Kerala will be forced to cut plan outlay, defer bill payments to tide over financial crisis

The revised norms on fixing the ceiling on market borrowings diminished the scope of availing short-term borrowings from the cooperative banking sector.
Kerala Government Secretariat in Thiruvananthapuram.
Kerala Government Secretariat in Thiruvananthapuram.(File Photo)

THIRUVANANTHAPURAM: In the wake of the Supreme Court postponing Kerala’s suit against the cut in borrowing limits imposed by the Centre to March 6, the state will be forced to explore other options to tackle the liquidity crisis, that too, at the end of the financial year when the treasury will face a huge payout. However, only a few options are left before the state government to tackle the liquidity crisis if it fails to secure a favourable interim order from the apex court.

Recently, Kerala had rejected the Centre’s offer to grant additional borrowing space of Rs 13,608 crore if the state withdraws the court case. According to the state government, it was an ‘undisputed’ and eligible space and the state had already met the preconditions for it. The state reiterated its demand for Rs 26,226 crore. The apex court, so far, has not delved deep into the merit of the complaint and instead asked both parties to resolve the ‘purely financial issues’ through dialogue.

An interim order for an immediate payout would help the state government to tide over the crisis. But if it doesn’t happen, only a few options, like a cut in plan outlay and deferring of the plan bill payments, are left. So far, only 58.45 pc of the annual plan outlay worth Rs 38,629.19 crore has been spent.

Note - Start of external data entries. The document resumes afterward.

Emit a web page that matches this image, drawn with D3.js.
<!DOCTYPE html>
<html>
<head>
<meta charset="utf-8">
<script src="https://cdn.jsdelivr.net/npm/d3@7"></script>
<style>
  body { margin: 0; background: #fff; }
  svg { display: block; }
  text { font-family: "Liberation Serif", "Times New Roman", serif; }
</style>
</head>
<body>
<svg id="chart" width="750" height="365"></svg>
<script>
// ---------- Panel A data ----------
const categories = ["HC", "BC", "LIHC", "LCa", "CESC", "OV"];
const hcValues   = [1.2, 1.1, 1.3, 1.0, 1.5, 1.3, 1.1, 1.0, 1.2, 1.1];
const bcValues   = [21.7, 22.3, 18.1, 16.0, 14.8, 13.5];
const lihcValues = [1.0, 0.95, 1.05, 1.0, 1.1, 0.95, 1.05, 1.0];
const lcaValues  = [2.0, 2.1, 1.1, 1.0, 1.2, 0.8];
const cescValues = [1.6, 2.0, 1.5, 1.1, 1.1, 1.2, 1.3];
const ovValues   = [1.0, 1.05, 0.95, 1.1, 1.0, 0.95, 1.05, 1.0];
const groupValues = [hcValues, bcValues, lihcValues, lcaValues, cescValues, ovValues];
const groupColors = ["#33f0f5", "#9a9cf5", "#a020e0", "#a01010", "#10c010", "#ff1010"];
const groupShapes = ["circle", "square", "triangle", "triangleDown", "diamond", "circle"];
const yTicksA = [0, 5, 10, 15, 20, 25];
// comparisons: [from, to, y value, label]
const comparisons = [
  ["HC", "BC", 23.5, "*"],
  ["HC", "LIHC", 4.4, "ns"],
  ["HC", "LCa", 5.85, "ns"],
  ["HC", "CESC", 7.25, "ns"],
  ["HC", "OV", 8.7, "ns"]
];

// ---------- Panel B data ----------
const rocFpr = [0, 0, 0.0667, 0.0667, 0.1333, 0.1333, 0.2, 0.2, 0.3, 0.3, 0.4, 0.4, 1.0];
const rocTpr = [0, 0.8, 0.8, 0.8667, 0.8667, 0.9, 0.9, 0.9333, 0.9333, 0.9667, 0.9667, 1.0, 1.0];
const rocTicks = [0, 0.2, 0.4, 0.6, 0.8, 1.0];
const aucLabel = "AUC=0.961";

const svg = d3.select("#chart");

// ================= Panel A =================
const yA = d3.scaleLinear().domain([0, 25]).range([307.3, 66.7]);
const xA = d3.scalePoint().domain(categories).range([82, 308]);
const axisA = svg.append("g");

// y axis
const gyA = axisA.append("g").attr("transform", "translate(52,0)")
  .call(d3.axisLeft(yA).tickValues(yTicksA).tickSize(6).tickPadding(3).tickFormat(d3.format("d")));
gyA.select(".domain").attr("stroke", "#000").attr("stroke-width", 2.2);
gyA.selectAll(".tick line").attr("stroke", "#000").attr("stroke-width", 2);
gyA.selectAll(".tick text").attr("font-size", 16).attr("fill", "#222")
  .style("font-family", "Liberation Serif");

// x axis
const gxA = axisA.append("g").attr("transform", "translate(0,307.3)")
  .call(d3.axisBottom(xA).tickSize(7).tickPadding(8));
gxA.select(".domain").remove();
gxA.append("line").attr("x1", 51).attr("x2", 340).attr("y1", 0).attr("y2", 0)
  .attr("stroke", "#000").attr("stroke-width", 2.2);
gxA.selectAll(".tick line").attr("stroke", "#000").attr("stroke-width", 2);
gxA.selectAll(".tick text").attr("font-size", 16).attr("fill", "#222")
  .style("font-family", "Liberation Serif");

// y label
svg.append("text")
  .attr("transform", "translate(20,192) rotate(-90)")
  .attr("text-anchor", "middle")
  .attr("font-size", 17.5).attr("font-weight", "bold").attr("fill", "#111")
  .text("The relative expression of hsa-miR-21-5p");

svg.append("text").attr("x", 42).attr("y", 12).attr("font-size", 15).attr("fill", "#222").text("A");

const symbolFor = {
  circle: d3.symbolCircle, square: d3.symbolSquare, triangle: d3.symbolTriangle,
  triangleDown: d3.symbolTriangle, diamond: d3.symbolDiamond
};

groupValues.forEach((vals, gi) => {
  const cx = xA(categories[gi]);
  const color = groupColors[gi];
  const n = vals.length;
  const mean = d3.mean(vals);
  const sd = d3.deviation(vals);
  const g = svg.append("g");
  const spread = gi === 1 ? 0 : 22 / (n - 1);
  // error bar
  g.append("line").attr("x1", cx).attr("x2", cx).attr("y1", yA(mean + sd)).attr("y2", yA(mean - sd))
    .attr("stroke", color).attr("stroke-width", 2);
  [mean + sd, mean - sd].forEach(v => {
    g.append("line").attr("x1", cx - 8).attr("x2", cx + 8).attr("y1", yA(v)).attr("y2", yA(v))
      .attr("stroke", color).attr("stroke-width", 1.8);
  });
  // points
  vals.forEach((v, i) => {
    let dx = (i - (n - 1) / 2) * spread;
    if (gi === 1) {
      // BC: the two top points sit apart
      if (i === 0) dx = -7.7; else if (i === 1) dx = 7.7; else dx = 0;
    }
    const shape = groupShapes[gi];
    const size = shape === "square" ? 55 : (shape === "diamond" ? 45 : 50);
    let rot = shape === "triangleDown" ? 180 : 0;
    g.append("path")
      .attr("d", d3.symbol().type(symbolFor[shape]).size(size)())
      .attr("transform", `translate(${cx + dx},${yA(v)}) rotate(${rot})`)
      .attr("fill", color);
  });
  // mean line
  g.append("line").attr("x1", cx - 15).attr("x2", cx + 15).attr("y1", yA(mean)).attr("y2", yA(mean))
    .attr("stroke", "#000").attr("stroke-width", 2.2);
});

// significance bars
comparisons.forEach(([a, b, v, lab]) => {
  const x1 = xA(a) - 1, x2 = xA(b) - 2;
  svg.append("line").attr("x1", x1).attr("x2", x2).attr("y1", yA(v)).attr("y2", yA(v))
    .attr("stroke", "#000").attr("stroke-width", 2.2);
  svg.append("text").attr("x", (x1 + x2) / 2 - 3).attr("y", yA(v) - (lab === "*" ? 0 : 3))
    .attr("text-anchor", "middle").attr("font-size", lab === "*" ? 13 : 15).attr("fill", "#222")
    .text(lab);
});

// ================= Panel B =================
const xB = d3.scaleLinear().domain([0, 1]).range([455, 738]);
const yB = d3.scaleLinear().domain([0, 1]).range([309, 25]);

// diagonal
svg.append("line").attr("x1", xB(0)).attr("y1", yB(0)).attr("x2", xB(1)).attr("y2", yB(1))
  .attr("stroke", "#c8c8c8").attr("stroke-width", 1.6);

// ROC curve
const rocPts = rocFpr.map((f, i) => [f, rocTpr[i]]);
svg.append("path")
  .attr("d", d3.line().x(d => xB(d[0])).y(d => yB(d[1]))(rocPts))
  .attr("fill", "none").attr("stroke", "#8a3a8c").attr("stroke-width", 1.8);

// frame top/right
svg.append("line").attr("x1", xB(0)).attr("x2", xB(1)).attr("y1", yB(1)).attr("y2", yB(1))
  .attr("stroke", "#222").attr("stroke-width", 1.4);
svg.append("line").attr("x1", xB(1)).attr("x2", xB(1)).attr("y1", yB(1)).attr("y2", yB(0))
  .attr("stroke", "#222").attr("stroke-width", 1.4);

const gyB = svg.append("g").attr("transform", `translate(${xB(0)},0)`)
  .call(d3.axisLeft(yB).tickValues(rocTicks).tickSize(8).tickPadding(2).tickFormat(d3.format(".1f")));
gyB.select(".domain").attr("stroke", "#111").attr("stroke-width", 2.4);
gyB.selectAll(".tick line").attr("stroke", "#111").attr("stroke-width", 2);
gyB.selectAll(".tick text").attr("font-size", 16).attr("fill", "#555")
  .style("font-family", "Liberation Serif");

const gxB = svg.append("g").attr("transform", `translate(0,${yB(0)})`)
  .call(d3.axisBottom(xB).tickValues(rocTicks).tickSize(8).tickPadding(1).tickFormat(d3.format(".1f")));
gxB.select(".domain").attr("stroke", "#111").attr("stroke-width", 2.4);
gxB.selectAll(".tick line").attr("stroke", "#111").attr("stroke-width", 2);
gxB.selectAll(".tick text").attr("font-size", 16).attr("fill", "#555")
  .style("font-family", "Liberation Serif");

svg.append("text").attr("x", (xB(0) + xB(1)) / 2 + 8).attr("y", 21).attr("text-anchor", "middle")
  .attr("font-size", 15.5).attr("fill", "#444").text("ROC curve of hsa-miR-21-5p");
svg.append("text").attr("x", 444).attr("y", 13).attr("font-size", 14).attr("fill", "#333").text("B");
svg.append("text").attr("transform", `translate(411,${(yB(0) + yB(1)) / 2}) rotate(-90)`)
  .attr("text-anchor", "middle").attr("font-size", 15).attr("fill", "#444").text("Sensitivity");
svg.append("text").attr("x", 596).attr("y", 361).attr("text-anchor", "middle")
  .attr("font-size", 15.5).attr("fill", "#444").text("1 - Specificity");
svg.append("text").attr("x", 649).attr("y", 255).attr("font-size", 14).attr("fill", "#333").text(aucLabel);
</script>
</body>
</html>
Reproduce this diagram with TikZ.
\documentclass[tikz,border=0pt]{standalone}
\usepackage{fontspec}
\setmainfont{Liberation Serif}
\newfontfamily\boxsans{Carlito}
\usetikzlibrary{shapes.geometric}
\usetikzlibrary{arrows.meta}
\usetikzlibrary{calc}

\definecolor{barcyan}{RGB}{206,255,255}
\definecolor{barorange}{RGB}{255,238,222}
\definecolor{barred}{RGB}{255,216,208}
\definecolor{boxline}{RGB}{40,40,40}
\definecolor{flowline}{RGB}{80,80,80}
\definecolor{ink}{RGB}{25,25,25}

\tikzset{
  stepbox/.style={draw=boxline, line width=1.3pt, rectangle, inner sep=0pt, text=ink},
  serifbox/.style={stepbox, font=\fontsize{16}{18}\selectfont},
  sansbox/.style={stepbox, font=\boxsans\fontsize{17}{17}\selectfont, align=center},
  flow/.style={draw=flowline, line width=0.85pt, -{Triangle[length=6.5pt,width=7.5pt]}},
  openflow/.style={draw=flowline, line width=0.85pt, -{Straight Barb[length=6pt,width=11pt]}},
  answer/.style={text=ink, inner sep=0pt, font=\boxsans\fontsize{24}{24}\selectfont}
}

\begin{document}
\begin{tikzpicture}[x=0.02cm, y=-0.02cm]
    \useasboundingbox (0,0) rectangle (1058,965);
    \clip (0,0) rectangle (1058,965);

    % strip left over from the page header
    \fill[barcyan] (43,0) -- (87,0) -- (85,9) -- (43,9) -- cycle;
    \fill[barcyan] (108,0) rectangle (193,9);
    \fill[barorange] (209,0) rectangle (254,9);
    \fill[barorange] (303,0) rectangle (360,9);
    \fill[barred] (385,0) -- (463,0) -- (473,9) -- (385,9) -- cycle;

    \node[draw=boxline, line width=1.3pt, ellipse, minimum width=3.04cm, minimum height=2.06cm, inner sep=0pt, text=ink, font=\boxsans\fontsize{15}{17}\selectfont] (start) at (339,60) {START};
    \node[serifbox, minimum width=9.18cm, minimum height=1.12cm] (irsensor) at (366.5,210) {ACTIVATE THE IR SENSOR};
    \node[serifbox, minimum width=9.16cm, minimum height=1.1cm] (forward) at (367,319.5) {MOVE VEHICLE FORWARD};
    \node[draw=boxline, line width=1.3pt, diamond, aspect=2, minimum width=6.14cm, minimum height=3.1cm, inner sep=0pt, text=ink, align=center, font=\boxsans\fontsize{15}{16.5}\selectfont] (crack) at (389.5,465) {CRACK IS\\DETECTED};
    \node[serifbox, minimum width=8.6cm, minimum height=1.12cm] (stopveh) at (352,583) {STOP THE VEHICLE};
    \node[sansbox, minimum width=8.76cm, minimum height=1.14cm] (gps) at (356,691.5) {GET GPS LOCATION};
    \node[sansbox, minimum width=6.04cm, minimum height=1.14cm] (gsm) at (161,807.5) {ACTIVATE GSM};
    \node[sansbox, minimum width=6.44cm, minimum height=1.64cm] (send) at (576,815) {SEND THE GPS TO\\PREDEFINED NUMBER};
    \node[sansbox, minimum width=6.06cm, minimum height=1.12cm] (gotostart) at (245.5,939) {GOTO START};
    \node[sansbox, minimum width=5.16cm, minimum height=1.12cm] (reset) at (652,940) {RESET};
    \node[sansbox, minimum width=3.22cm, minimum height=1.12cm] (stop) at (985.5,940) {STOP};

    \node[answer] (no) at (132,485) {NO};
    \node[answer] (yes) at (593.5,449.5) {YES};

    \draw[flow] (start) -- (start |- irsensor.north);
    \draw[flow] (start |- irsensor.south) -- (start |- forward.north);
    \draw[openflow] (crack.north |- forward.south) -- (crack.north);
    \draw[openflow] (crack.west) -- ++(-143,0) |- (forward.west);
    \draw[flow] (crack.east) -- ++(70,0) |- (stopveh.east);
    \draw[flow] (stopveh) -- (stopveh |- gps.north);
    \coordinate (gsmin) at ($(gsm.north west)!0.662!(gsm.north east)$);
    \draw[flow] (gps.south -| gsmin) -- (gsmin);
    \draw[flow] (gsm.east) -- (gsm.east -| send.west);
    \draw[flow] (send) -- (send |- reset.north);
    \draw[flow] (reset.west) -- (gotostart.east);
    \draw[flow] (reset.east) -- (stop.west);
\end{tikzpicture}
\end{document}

A drastic cut in the remaining portion would be inevitable to meet the huge payout in March. The outflow of cash from treasuries in March last year was nearly Rs 22,000 crore.

The revised norms on fixing the ceiling on market borrowings diminished the scope of availing short-term borrowings from the cooperative banking sector. As per the new norms, such borrowings would be adjusted from the net borrowing ceiling for the next financial year. Already, the Bill Discounting System (BDS), a short-term borrowing window invented by the state government, is under the Centre’s scanner. Under the BDS, the government issues promissory notes to public work contractors who would discount it with banks.

The treasury queue system is another method adopted by the government in recent years to overcome the paucity of funds. Under this, payments at the end of a financial year are deferred to the next year.